Task | Quote each line of the material verbatim, without the pictures.

Dataset section |
+ + + + +

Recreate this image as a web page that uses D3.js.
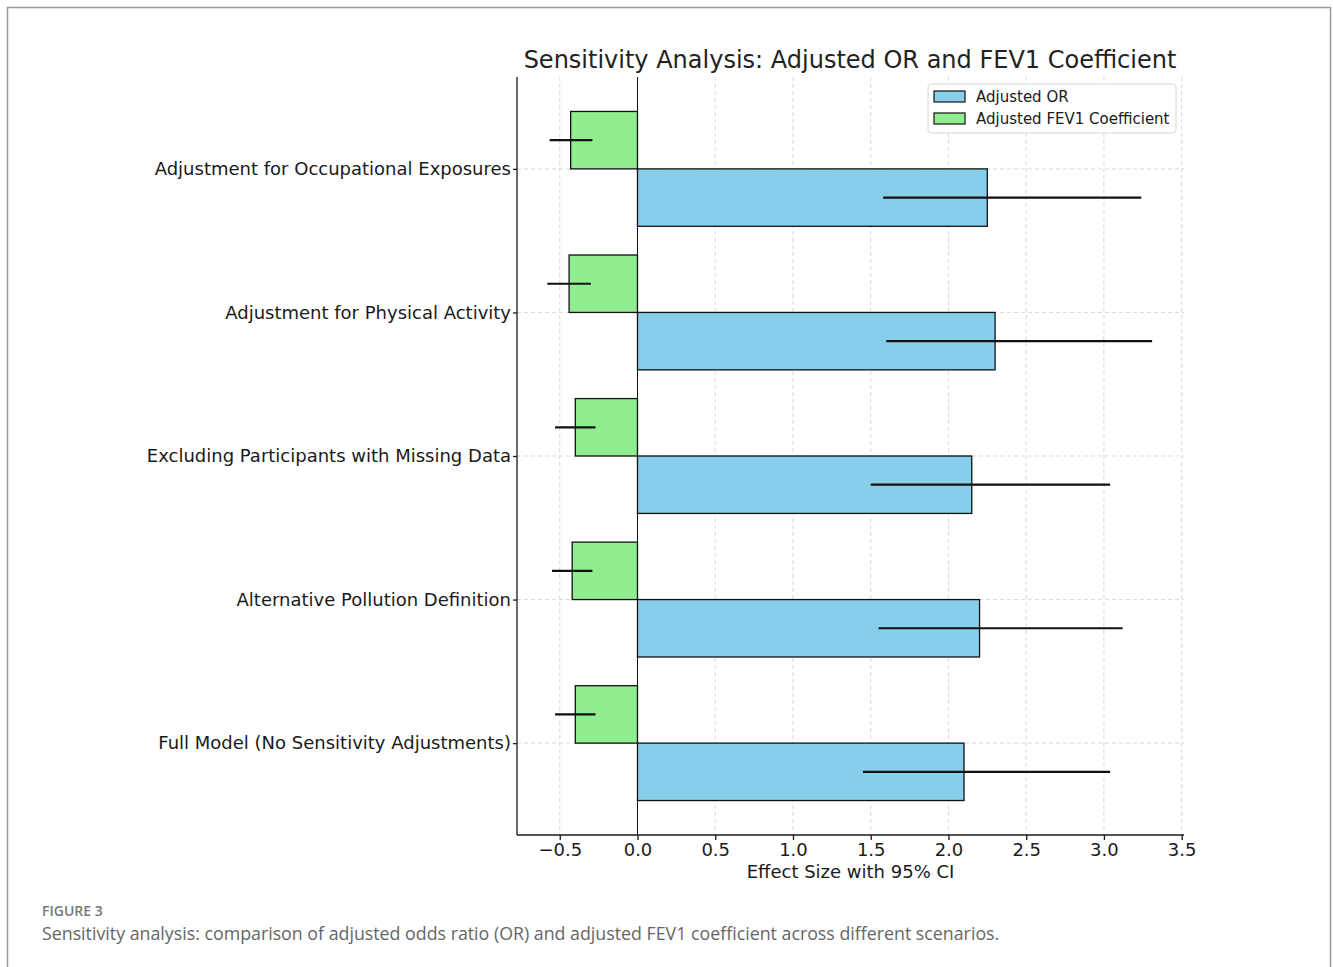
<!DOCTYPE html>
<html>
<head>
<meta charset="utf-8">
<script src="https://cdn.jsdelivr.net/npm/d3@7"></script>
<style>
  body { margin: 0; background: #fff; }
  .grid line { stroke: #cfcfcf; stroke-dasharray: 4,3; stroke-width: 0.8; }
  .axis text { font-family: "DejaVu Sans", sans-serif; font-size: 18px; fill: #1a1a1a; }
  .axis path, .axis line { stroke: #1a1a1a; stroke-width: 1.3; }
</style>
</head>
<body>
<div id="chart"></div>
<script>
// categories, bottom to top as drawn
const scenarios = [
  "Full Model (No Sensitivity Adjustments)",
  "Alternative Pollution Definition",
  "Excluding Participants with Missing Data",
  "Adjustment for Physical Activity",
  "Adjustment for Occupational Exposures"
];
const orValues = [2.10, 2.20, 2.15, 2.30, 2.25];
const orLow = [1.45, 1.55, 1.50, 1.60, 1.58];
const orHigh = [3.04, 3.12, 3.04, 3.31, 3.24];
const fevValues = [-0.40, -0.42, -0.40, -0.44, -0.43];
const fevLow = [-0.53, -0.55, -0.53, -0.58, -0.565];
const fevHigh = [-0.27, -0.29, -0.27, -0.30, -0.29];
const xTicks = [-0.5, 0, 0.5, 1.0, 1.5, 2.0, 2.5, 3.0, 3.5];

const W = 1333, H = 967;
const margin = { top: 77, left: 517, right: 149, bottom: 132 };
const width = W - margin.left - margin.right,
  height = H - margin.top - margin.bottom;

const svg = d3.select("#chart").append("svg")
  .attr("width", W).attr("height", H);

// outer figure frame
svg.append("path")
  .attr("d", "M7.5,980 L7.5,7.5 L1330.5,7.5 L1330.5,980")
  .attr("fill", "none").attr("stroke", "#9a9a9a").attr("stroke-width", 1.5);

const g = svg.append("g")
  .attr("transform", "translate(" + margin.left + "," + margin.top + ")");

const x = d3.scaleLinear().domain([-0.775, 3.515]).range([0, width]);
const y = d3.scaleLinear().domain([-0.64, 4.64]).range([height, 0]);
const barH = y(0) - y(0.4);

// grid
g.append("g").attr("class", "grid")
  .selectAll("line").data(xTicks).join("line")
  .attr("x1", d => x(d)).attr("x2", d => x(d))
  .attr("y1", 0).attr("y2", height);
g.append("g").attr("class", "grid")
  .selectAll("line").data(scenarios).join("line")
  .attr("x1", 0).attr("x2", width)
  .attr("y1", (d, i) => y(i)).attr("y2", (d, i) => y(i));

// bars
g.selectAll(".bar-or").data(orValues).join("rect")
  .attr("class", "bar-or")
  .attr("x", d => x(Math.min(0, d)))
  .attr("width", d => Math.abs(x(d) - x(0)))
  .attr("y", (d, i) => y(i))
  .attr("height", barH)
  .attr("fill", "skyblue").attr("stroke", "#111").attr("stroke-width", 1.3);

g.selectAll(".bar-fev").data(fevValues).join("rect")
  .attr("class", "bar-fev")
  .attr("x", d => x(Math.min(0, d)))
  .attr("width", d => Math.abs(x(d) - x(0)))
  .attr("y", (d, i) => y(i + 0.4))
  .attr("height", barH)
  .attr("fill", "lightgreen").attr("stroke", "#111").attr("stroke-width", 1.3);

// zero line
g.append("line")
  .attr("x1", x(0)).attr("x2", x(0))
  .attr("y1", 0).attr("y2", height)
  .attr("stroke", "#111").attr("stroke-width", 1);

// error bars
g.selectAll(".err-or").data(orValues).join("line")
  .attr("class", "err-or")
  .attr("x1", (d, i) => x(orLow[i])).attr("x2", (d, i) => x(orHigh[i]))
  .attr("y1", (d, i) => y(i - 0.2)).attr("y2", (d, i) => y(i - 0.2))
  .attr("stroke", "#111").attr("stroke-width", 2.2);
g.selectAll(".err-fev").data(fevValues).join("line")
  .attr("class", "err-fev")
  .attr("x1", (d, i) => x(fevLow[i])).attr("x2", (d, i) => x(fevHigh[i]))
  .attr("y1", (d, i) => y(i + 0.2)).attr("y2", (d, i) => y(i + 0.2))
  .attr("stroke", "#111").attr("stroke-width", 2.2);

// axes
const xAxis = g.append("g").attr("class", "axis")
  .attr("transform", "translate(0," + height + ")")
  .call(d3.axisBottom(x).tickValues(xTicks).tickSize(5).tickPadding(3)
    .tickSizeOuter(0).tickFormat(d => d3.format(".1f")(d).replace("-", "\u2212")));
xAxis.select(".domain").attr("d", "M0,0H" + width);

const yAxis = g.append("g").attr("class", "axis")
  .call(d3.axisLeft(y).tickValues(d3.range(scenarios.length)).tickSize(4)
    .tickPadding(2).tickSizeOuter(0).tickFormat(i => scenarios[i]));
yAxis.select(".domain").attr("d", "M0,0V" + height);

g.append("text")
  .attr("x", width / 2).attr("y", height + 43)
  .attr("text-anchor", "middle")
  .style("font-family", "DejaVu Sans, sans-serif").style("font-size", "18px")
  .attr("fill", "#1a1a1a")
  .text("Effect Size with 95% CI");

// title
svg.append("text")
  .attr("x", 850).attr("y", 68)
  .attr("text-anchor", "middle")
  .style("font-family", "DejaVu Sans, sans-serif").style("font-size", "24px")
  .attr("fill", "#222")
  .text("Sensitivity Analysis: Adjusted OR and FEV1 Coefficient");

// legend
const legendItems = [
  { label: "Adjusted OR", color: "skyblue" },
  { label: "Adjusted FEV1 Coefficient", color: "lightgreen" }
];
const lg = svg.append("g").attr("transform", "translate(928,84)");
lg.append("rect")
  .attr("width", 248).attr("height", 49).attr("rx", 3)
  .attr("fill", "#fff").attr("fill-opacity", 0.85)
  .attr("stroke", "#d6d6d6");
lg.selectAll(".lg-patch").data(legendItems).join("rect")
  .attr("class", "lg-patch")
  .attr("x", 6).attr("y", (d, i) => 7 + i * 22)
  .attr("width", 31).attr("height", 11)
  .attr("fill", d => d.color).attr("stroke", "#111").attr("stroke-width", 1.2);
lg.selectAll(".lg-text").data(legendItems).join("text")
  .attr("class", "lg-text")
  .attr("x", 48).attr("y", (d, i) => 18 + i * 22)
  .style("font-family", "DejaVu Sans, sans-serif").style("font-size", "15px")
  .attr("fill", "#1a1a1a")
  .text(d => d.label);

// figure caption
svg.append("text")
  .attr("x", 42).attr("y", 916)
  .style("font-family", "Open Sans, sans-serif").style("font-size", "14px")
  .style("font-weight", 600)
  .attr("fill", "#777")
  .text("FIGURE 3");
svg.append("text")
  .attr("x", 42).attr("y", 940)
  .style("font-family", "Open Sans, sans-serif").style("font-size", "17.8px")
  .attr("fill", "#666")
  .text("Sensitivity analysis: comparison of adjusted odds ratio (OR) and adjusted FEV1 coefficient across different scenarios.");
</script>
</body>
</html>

+ + + + +

Response below |
Recreate this image as a web page that uses D3.js.
<!DOCTYPE html>
<html>
<head>
<meta charset="utf-8">
<script src="https://cdn.jsdelivr.net/npm/d3@7"></script>
<style>
  body { margin: 0; background: #fff; }
  .grid line { stroke: #cfcfcf; stroke-dasharray: 4,3; stroke-width: 0.8; }
  .axis text { font-family: "DejaVu Sans", sans-serif; font-size: 18px; fill: #1a1a1a; }
  .axis path, .axis line { stroke: #1a1a1a; stroke-width: 1.3; }
</style>
</head>
<body>
<div id="chart"></div>
<script>
// categories, bottom to top as drawn
const scenarios = [
  "Full Model (No Sensitivity Adjustments)",
  "Alternative Pollution Definition",
  "Excluding Participants with Missing Data",
  "Adjustment for Physical Activity",
  "Adjustment for Occupational Exposures"
];
const orValues = [2.10, 2.20, 2.15, 2.30, 2.25];
const orLow = [1.45, 1.55, 1.50, 1.60, 1.58];
const orHigh = [3.04, 3.12, 3.04, 3.31, 3.24];
const fevValues = [-0.40, -0.42, -0.40, -0.44, -0.43];
const fevLow = [-0.53, -0.55, -0.53, -0.58, -0.565];
const fevHigh = [-0.27, -0.29, -0.27, -0.30, -0.29];
const xTicks = [-0.5, 0, 0.5, 1.0, 1.5, 2.0, 2.5, 3.0, 3.5];

const W = 1333, H = 967;
const margin = { top: 77, left: 517, right: 149, bottom: 132 };
const width = W - margin.left - margin.right,
  height = H - margin.top - margin.bottom;

const svg = d3.select("#chart").append("svg")
  .attr("width", W).attr("height", H);

// outer figure frame
svg.append("path")
  .attr("d", "M7.5,980 L7.5,7.5 L1330.5,7.5 L1330.5,980")
  .attr("fill", "none").attr("stroke", "#9a9a9a").attr("stroke-width", 1.5);

const g = svg.append("g")
  .attr("transform", "translate(" + margin.left + "," + margin.top + ")");

const x = d3.scaleLinear().domain([-0.775, 3.515]).range([0, width]);
const y = d3.scaleLinear().domain([-0.64, 4.64]).range([height, 0]);
const barH = y(0) - y(0.4);

// grid
g.append("g").attr("class", "grid")
  .selectAll("line").data(xTicks).join("line")
  .attr("x1", d => x(d)).attr("x2", d => x(d))
  .attr("y1", 0).attr("y2", height);
g.append("g").attr("class", "grid")
  .selectAll("line").data(scenarios).join("line")
  .attr("x1", 0).attr("x2", width)
  .attr("y1", (d, i) => y(i)).attr("y2", (d, i) => y(i));

// bars
g.selectAll(".bar-or").data(orValues).join("rect")
  .attr("class", "bar-or")
  .attr("x", d => x(Math.min(0, d)))
  .attr("width", d => Math.abs(x(d) - x(0)))
  .attr("y", (d, i) => y(i))
  .attr("height", barH)
  .attr("fill", "skyblue").attr("stroke", "#111").attr("stroke-width", 1.3);

g.selectAll(".bar-fev").data(fevValues).join("rect")
  .attr("class", "bar-fev")
  .attr("x", d => x(Math.min(0, d)))
  .attr("width", d => Math.abs(x(d) - x(0)))
  .attr("y", (d, i) => y(i + 0.4))
  .attr("height", barH)
  .attr("fill", "lightgreen").attr("stroke", "#111").attr("stroke-width", 1.3);

// zero line
g.append("line")
  .attr("x1", x(0)).attr("x2", x(0))
  .attr("y1", 0).attr("y2", height)
  .attr("stroke", "#111").attr("stroke-width", 1);

// error bars
g.selectAll(".err-or").data(orValues).join("line")
  .attr("class", "err-or")
  .attr("x1", (d, i) => x(orLow[i])).attr("x2", (d, i) => x(orHigh[i]))
  .attr("y1", (d, i) => y(i - 0.2)).attr("y2", (d, i) => y(i - 0.2))
  .attr("stroke", "#111").attr("stroke-width", 2.2);
g.selectAll(".err-fev").data(fevValues).join("line")
  .attr("class", "err-fev")
  .attr("x1", (d, i) => x(fevLow[i])).attr("x2", (d, i) => x(fevHigh[i]))
  .attr("y1", (d, i) => y(i + 0.2)).attr("y2", (d, i) => y(i + 0.2))
  .attr("stroke", "#111").attr("stroke-width", 2.2);

// axes
const xAxis = g.append("g").attr("class", "axis")
  .attr("transform", "translate(0," + height + ")")
  .call(d3.axisBottom(x).tickValues(xTicks).tickSize(5).tickPadding(3)
    .tickSizeOuter(0).tickFormat(d => d3.format(".1f")(d).replace("-", "\u2212")));
xAxis.select(".domain").attr("d", "M0,0H" + width);

const yAxis = g.append("g").attr("class", "axis")
  .call(d3.axisLeft(y).tickValues(d3.range(scenarios.length)).tickSize(4)
    .tickPadding(2).tickSizeOuter(0).tickFormat(i => scenarios[i]));
yAxis.select(".domain").attr("d", "M0,0V" + height);

g.append("text")
  .attr("x", width / 2).attr("y", height + 43)
  .attr("text-anchor", "middle")
  .style("font-family", "DejaVu Sans, sans-serif").style("font-size", "18px")
  .attr("fill", "#1a1a1a")
  .text("Effect Size with 95% CI");

// title
svg.append("text")
  .attr("x", 850).attr("y", 68)
  .attr("text-anchor", "middle")
  .style("font-family", "DejaVu Sans, sans-serif").style("font-size", "24px")
  .attr("fill", "#222")
  .text("Sensitivity Analysis: Adjusted OR and FEV1 Coefficient");

// legend
const legendItems = [
  { label: "Adjusted OR", color: "skyblue" },
  { label: "Adjusted FEV1 Coefficient", color: "lightgreen" }
];
const lg = svg.append("g").attr("transform", "translate(928,84)");
lg.append("rect")
  .attr("width", 248).attr("height", 49).attr("rx", 3)
  .attr("fill", "#fff").attr("fill-opacity", 0.85)
  .attr("stroke", "#d6d6d6");
lg.selectAll(".lg-patch").data(legendItems).join("rect")
  .attr("class", "lg-patch")
  .attr("x", 6).attr("y", (d, i) => 7 + i * 22)
  .attr("width", 31).attr("height", 11)
  .attr("fill", d => d.color).attr("stroke", "#111").attr("stroke-width", 1.2);
lg.selectAll(".lg-text").data(legendItems).join("text")
  .attr("class", "lg-text")
  .attr("x", 48).attr("y", (d, i) => 18 + i * 22)
  .style("font-family", "DejaVu Sans, sans-serif").style("font-size", "15px")
  .attr("fill", "#1a1a1a")
  .text(d => d.label);

// figure caption
svg.append("text")
  .attr("x", 42).attr("y", 916)
  .style("font-family", "Open Sans, sans-serif").style("font-size", "14px")
  .style("font-weight", 600)
  .attr("fill", "#777")
  .text("FIGURE 3");
svg.append("text")
  .attr("x", 42).attr("y", 940)
  .style("font-family", "Open Sans, sans-serif").style("font-size", "17.8px")
  .attr("fill", "#666")
  .text("Sensitivity analysis: comparison of adjusted odds ratio (OR) and adjusted FEV1 coefficient across different scenarios.");
</script>
</body>
</html>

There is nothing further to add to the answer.